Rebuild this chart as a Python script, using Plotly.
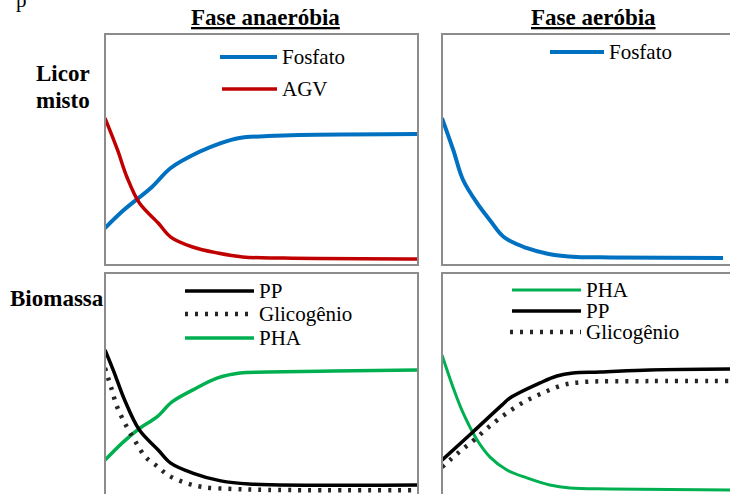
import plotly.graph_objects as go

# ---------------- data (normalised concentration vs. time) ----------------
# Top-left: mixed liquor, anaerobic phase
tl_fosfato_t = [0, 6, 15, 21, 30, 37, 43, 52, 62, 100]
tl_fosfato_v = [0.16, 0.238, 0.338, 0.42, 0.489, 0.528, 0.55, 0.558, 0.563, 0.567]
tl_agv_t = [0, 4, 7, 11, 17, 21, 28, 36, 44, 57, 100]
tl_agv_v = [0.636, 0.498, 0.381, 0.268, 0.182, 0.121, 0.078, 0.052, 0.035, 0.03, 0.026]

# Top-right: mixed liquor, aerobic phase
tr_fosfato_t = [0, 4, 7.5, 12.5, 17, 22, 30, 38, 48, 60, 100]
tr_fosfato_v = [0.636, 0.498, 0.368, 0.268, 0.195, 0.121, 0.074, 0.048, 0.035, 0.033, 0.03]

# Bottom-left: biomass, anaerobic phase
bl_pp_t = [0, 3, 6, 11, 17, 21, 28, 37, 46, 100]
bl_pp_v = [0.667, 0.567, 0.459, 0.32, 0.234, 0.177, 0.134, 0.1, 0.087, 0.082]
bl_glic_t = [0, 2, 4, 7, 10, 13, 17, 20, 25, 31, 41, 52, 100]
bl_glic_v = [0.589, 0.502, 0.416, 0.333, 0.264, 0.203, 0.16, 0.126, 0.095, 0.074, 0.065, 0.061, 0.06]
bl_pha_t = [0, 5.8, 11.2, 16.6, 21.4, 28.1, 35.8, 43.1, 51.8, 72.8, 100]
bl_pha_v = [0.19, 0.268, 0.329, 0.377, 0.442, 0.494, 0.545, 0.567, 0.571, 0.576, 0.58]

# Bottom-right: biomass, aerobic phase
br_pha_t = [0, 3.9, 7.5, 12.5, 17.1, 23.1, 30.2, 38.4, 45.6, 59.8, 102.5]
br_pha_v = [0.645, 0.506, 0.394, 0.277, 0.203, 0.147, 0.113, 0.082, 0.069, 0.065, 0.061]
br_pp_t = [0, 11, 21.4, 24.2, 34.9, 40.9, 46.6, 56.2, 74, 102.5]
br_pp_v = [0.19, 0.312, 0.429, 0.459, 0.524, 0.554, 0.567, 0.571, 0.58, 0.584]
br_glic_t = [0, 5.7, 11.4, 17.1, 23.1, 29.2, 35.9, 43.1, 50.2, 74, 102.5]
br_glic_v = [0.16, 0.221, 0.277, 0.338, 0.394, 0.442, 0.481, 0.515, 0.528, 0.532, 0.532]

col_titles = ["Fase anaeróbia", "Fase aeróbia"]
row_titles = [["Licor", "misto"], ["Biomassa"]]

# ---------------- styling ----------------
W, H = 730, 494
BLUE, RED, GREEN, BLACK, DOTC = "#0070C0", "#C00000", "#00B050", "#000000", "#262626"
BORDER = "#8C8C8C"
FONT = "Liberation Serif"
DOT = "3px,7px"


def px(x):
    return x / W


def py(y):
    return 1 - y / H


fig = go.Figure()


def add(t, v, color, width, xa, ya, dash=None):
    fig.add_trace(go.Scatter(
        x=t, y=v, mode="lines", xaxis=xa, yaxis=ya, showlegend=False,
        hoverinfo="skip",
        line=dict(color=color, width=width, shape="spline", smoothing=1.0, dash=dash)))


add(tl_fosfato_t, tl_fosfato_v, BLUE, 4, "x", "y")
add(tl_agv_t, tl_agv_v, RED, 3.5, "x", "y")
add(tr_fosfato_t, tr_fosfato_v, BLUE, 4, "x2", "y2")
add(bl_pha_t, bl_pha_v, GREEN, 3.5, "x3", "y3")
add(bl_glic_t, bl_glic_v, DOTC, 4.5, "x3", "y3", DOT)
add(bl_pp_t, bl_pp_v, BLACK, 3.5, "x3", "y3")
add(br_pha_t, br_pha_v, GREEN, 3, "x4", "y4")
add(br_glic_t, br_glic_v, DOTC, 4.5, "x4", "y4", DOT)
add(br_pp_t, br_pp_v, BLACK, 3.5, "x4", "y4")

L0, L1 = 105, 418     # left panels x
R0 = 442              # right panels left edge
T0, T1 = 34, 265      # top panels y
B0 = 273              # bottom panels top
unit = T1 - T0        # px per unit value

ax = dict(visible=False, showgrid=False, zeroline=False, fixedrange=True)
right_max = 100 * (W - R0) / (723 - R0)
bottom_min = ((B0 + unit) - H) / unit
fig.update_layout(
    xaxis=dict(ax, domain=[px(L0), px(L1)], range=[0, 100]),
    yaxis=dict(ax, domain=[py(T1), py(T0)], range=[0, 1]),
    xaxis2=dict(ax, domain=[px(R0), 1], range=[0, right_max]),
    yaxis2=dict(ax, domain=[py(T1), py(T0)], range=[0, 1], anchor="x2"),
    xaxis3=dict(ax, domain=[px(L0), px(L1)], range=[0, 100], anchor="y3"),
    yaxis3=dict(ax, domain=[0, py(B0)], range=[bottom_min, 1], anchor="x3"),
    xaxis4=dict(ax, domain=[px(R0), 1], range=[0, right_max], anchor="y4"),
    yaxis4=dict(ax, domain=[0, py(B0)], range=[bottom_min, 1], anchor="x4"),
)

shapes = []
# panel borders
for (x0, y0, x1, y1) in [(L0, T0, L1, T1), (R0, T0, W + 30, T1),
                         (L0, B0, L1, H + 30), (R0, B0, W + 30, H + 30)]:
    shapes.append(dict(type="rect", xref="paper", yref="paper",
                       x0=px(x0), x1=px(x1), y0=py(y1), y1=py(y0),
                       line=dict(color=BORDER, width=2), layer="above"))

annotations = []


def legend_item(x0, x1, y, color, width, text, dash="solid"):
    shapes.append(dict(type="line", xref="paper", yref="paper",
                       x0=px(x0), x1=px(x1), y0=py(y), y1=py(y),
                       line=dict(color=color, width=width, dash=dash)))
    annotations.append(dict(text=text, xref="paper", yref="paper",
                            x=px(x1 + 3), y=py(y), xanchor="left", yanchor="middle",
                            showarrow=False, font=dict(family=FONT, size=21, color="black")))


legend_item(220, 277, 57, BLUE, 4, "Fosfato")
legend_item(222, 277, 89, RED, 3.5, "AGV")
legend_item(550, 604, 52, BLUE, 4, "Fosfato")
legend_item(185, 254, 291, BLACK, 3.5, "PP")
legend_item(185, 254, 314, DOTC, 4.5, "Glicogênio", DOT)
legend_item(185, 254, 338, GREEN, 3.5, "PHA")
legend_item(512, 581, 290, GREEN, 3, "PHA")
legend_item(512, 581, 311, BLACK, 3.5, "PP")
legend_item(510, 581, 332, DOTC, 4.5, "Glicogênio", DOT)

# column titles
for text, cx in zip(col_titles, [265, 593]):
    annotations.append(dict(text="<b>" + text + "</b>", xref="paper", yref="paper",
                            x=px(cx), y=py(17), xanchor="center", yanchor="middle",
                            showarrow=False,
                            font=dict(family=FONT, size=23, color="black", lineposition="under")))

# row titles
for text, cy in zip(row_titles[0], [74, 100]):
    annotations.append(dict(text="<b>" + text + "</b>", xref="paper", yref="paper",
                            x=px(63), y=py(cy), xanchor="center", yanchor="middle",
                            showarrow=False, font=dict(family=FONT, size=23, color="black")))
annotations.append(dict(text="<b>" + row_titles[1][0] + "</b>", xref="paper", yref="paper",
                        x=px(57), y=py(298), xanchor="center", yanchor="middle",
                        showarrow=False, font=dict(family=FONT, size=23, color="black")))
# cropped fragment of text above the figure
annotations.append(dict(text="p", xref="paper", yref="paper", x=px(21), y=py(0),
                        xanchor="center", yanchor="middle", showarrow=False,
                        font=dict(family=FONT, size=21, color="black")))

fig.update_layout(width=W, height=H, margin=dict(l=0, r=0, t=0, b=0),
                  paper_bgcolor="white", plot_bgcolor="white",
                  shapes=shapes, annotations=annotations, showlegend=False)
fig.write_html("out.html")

________________

Transcribe exactly, with no pictures, the lines running from the first line of the material through the line holding "import plotly.graph_objects as go".

Rebuild this chart as a Python script, using Plotly.
import plotly.graph_objects as go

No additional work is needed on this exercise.